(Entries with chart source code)
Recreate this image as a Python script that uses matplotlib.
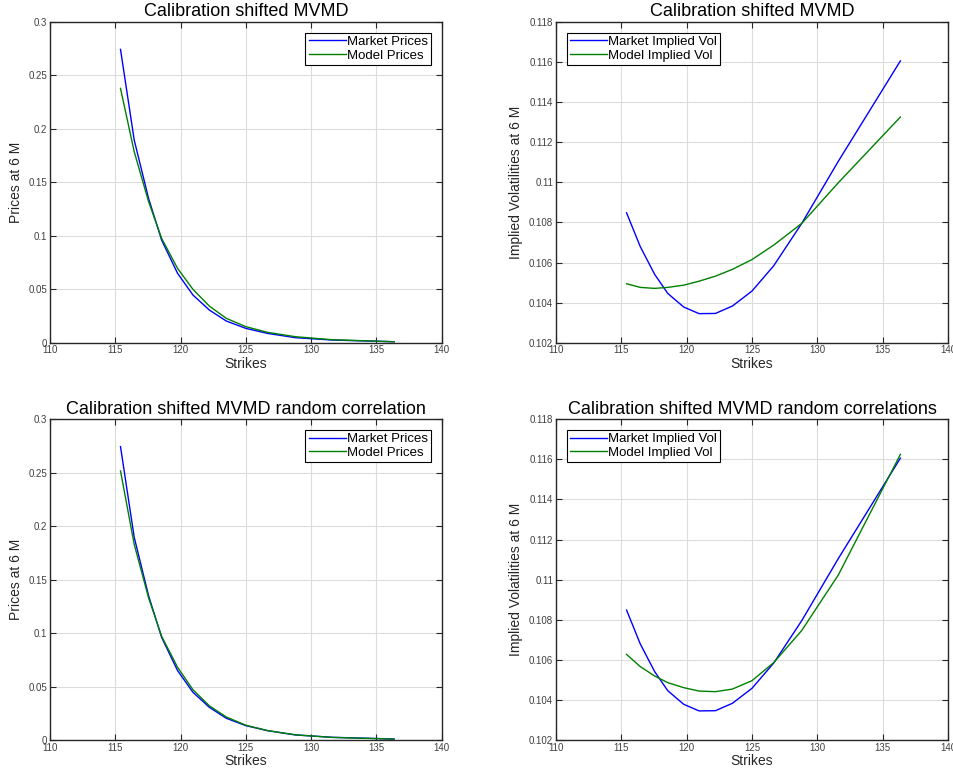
"""
Calibration of shifted MVMD: prices and implied vols at 6M.
"""

import matplotlib
matplotlib.use("Agg")
import matplotlib.pyplot as plt
from matplotlib.ticker import FixedLocator, FuncFormatter

plt.rcParams["font.family"] = ["Liberation Sans", "DejaVu Sans"]

strikes = [115.4, 116.45, 117.55, 118.55, 119.77, 120.95, 122.2,
           123.5, 125.0, 126.66, 128.8, 131.6, 136.35]

market_prices = [0.2744, 0.1896, 0.135, 0.096, 0.0649, 0.0446, 0.0306,
                 0.0203, 0.0134, 0.0087, 0.0047, 0.0025, 0.0009]
model_prices = [0.2379, 0.1787, 0.132, 0.0976, 0.0695, 0.0499, 0.0343,
                0.0228, 0.015, 0.0097, 0.0056, 0.0028, 0.0009]
model_prices_rc = [0.2517, 0.183, 0.133, 0.097, 0.068, 0.047, 0.032,
                   0.0215, 0.0138, 0.0088, 0.0048, 0.0024, 0.0008]

market_vol = [0.10848, 0.10679, 0.10541, 0.10446, 0.10378, 0.10345, 0.10346,
              0.10383, 0.10458, 0.10584, 0.10795, 0.11105, 0.11606]
model_vol = [0.10494, 0.10476, 0.10471, 0.10476, 0.10487, 0.10507, 0.10532,
             0.10566, 0.10615, 0.10687, 0.10795, 0.10998, 0.11326]
model_vol_rc = [0.10627, 0.10566, 0.10519, 0.10486, 0.10461, 0.10444, 0.10441,
                0.10454, 0.10496, 0.10586, 0.10746, 0.11023, 0.11625]

x_ticks = [110, 115, 120, 125, 130, 135, 140]
price_ticks = [0, 0.05, 0.1, 0.15, 0.2, 0.25, 0.3]
vol_ticks = [0.102, 0.104, 0.106, 0.108, 0.11, 0.112, 0.114, 0.116, 0.118]

BLUE = "#0000ff"
GREEN = "#008000"
FRAME = "#262626"


def style_axes(ax, yticks, title, ylabel):
    ax.set_xlim(110, 140)
    ax.set_ylim(yticks[0], yticks[-1])
    ax.xaxis.set_major_locator(FixedLocator(x_ticks))
    ax.yaxis.set_major_locator(FixedLocator(yticks))
    ax.xaxis.set_major_formatter(FuncFormatter(lambda v, p: "%g" % v))
    ax.yaxis.set_major_formatter(FuncFormatter(lambda v, p: "%g" % round(v, 4)))
    ax.tick_params(direction="in", top=True, right=True, length=4,
                   width=0.8, color=FRAME, labelsize=7, labelcolor="#404040",
                   pad=2)
    ax.grid(True, color="#dcdcdc", linewidth=0.8)
    ax.set_axisbelow(True)
    for s in ax.spines.values():
        s.set_color(FRAME)
        s.set_linewidth(1.0)
    ax.set_title(title, fontsize=13, pad=4)
    ax.set_xlabel("Strikes", fontsize=10, color="#262626", labelpad=1)
    ax.set_ylabel(ylabel, fontsize=10, color="#262626", labelpad=4)


fig = plt.figure(figsize=(9.54, 7.75), dpi=100)

ax1 = fig.add_axes([0.0524, 0.5578, 0.4106, 0.4138])
ax2 = fig.add_axes([0.5828, 0.5578, 0.4110, 0.4138])
ax3 = fig.add_axes([0.0524, 0.0452, 0.4106, 0.4138])
ax4 = fig.add_axes([0.5828, 0.0452, 0.4110, 0.4138])

ax1.plot(strikes, market_prices, color=BLUE, lw=1, label="Market Prices")
ax1.plot(strikes, model_prices, color=GREEN, lw=1, label="Model Prices")
style_axes(ax1, price_ticks, "Calibration shifted MVMD", "Prices at 6 M")

ax2.plot(strikes, market_vol, color=BLUE, lw=1, label="Market Implied Vol")
ax2.plot(strikes, model_vol, color=GREEN, lw=1, label="Model Implied Vol")
style_axes(ax2, vol_ticks, "Calibration shifted MVMD",
           "Implied Volatilities at 6 M")

ax3.plot(strikes, market_prices, color=BLUE, lw=1, label="Market Prices")
ax3.plot(strikes, model_prices_rc, color=GREEN, lw=1, label="Model Prices")
style_axes(ax3, price_ticks, "Calibration shifted MVMD random correlation",
           "Prices at 6 M")

ax4.plot(strikes, market_vol, color=BLUE, lw=1, label="Market Implied Vol")
ax4.plot(strikes, model_vol_rc, color=GREEN, lw=1, label="Model Implied Vol")
style_axes(ax4, vol_ticks, "Calibration shifted MVMD random correlations",
           "Implied Volatilities at 6 M")

for ax, loc in [(ax1, "upper right"), (ax2, "upper left"),
                (ax3, "upper right"), (ax4, "upper left")]:
    leg = ax.legend(loc=loc, fontsize=9.5, frameon=True, fancybox=False,
                    framealpha=1, edgecolor="black", borderpad=0.25,
                    handlelength=2.8, handletextpad=0.1, labelspacing=0.1,
                    borderaxespad=0.8)
    leg.get_frame().set_linewidth(0.8)

fig.savefig("out.png", dpi=100)
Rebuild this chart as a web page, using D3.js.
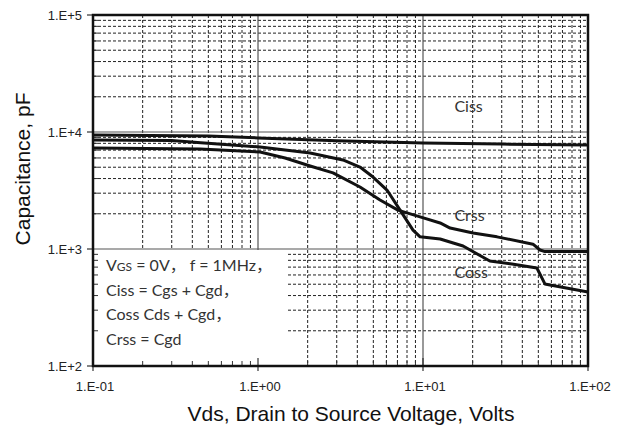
<!DOCTYPE html>
<html><head><meta charset="utf-8">
<script src="https://cdn.jsdelivr.net/npm/d3@7"></script>
<style>body{margin:0;background:#fff}svg{display:block}</style>
</head><body>
<svg id="c" width="624" height="429"></svg>
<script>
const xTickValues = [0.1, 1, 10, 100];
const xTickLabels = ["1.E-01", "1.E+00", "1.E+01", "1.E+02"];
const yTickValues = [100, 1000, 10000, 100000];
const yTickLabels = ["1.E+2", "1.E+3", "1.E+4", "1.E+5"];

const cissVds = [0.1, 0.5, 1, 3, 10, 30, 100];
const cissVal = [9420, 9250, 8900, 8400, 8050, 7880, 7740];

const cossVds = [0.1, 0.3, 0.45, 1.03, 2.07, 3.27, 4.15, 4.98, 6.05, 7.26, 8.7, 9.6, 12.7, 17.5, 25.4, 34.6, 49, 54.8, 58.9, 100];
const cossVal = [8550, 8450, 8100, 7450, 6620, 5770, 5020, 4120, 3190, 2150, 1450, 1270, 1217, 1060, 789, 745, 688, 503, 492, 429];

const crssVds = [0.1, 0.445, 1.03, 1.46, 2.07, 2.85, 4.15, 5.49, 7.05, 9.6, 12.7, 14.6, 20.1, 28.1, 46.4, 51.2, 54.8, 100];
const crssVal = [7300, 7170, 6740, 6000, 5120, 4470, 3390, 2620, 2150, 1880, 1670, 1510, 1370, 1270, 1100, 980, 950, 950];

const curveLabels = [
  {text: "Ciss", vds: 15.5, val: 14800},
  {text: "Crss", vds: 15.5, val: 1720},
  {text: "Coss", vds: 15.5, val: 560}
];
const noteLines = ["= 0V， f = 1MHz，", "Ciss = Cgs + Cgd，", "Coss Cds + Cgd，", "Crss = Cgd"];

const svg = d3.select("#c");
const L = 93, R = 588, T = 15, B = 366;
const x = d3.scaleLog().domain([0.1, 100]).range([L, R]);
const y = d3.scaleLog().domain([100, 100000]).range([B, T]);

const minorX = [], minorY = [];
[0.1, 1, 10].forEach(d => { for (let k = 2; k <= 9; k++) minorX.push(d * k); });
[100, 1000, 10000].forEach(d => { for (let k = 2; k <= 9; k++) minorY.push(d * k); });

const g = svg.append("g");
// minor dashed grid
g.selectAll(".mx").data(minorX).join("line")
  .attr("x1", d => x(d)).attr("x2", d => x(d)).attr("y1", T).attr("y2", B)
  .attr("stroke", "#222").attr("stroke-width", 1).attr("stroke-dasharray", "3,2");
g.selectAll(".my").data(minorY).join("line")
  .attr("x1", L).attr("x2", R).attr("y1", d => y(d)).attr("y2", d => y(d))
  .attr("stroke", "#222").attr("stroke-width", 1).attr("stroke-dasharray", "3,2");
// major grid
g.selectAll(".MX").data([1, 10]).join("line")
  .attr("x1", d => x(d)).attr("x2", d => x(d)).attr("y1", T).attr("y2", B)
  .attr("stroke", "#555").attr("stroke-width", 1.2);
g.selectAll(".MY").data([1000, 10000]).join("line")
  .attr("x1", L).attr("x2", R).attr("y1", d => y(d)).attr("y2", d => y(d))
  .attr("stroke", "#555").attr("stroke-width", 1.2);

// note box
g.append("rect").attr("x", L).attr("y", y(1000) + 1).attr("width", 195).attr("height", B - y(1000) - 1).attr("fill", "#fff");

// minor ticks inside
g.selectAll(".tx").data(minorX).join("line")
  .attr("x1", d => x(d)).attr("x2", d => x(d)).attr("y1", B).attr("y2", B - 5)
  .attr("stroke", "#333").attr("stroke-width", 1);
g.selectAll(".ty").data(minorY).join("line")
  .attr("x1", L).attr("x2", L + 5).attr("y1", d => y(d)).attr("y2", d => y(d))
  .attr("stroke", "#333").attr("stroke-width", 1);
// major ticks
g.selectAll(".TX").data(xTickValues).join("line")
  .attr("x1", d => x(d)).attr("x2", d => x(d)).attr("y1", B - 8).attr("y2", B + 5)
  .attr("stroke", "#333").attr("stroke-width", 1.2);
g.selectAll(".TY").data(yTickValues).join("line")
  .attr("x1", L - 6).attr("x2", L).attr("y1", d => y(d)).attr("y2", d => y(d))
  .attr("stroke", "#333").attr("stroke-width", 1.2);

// curves
const line = d3.line().x(d => x(d[0])).y(d => y(d[1]));
[[cissVds, cissVal], [cossVds, cossVal], [crssVds, crssVal]].forEach(([xs, vs]) => {
  g.append("path").datum(xs.map((v, i) => [v, vs[i]]))
    .attr("d", line).attr("fill", "none").attr("stroke", "#111")
    .attr("stroke-width", 3).attr("stroke-linejoin", "round");
});

// frame
g.append("rect").attr("x", L).attr("y", T).attr("width", R - L).attr("height", B - T)
  .attr("fill", "none").attr("stroke", "#111").attr("stroke-width", 2.5);

// tick labels
g.selectAll(".xl").data(xTickValues).join("text")
  .attr("x", d => x(d) + 2).attr("y", 391).attr("text-anchor", "middle")
  .attr("font-family", "Arial, 'Liberation Sans', sans-serif").attr("font-size", 13).attr("fill", "#222")
  .text((d, i) => xTickLabels[i]);
g.selectAll(".yl").data(yTickValues).join("text")
  .attr("x", 82).attr("y", d => y(d) + 5).attr("text-anchor", "end")
  .attr("font-family", "Arial, 'Liberation Sans', sans-serif").attr("font-size", 13).attr("fill", "#222")
  .text((d, i) => yTickLabels[i]);

// axis titles
g.append("text").attr("x", 351).attr("y", 421).attr("text-anchor", "middle")
  .attr("font-family", "Arial, 'Liberation Sans', sans-serif").attr("font-size", 21).attr("fill", "#111")
  .text("Vds, Drain to Source Voltage, Volts");
g.append("text").attr("transform", "translate(30,169) rotate(-90)").attr("text-anchor", "middle")
  .attr("font-family", "Arial, 'Liberation Sans', sans-serif").attr("font-size", 21).attr("fill", "#111")
  .text("Capacitance, pF");

// curve labels
g.selectAll(".cl").data(curveLabels).join("text")
  .attr("x", d => x(d.vds)).attr("y", d => y(d.val))
  .attr("font-family", "Lato, 'Open Sans', sans-serif").attr("font-size", 16).attr("fill", "#333")
  .text(d => d.text);

// note text
const nf = "Lato, 'Open Sans', 'Noto Sans CJK SC', sans-serif";
const t1 = g.append("text").attr("x", 106).attr("y", 271).attr("font-family", nf).attr("font-size", 16).attr("fill", "#333");
t1.append("tspan").text("V");
t1.append("tspan").attr("font-size", 12).text("GS");
t1.append("tspan").text(" " + noteLines[0]);
const ny = [296, 320, 345];
noteLines.slice(1).forEach((s, i) => {
  g.append("text").attr("x", 106).attr("y", ny[i]).attr("font-family", nf).attr("font-size", 16).attr("fill", "#333").text(s);
});
</script>
</body></html>
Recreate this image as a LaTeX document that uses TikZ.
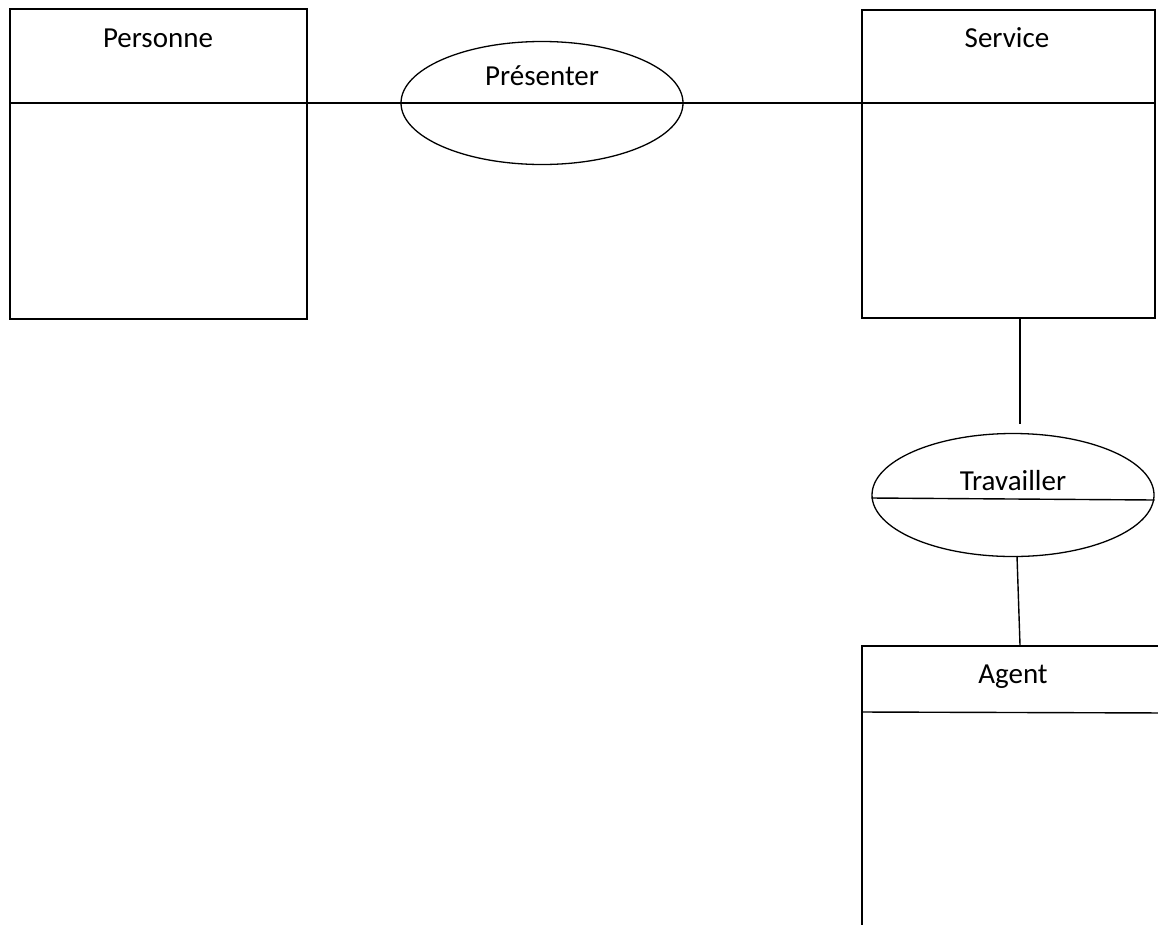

## What you should do
Go over the entries above and say how many lines hold the string "script", with no other text.

## Task result
4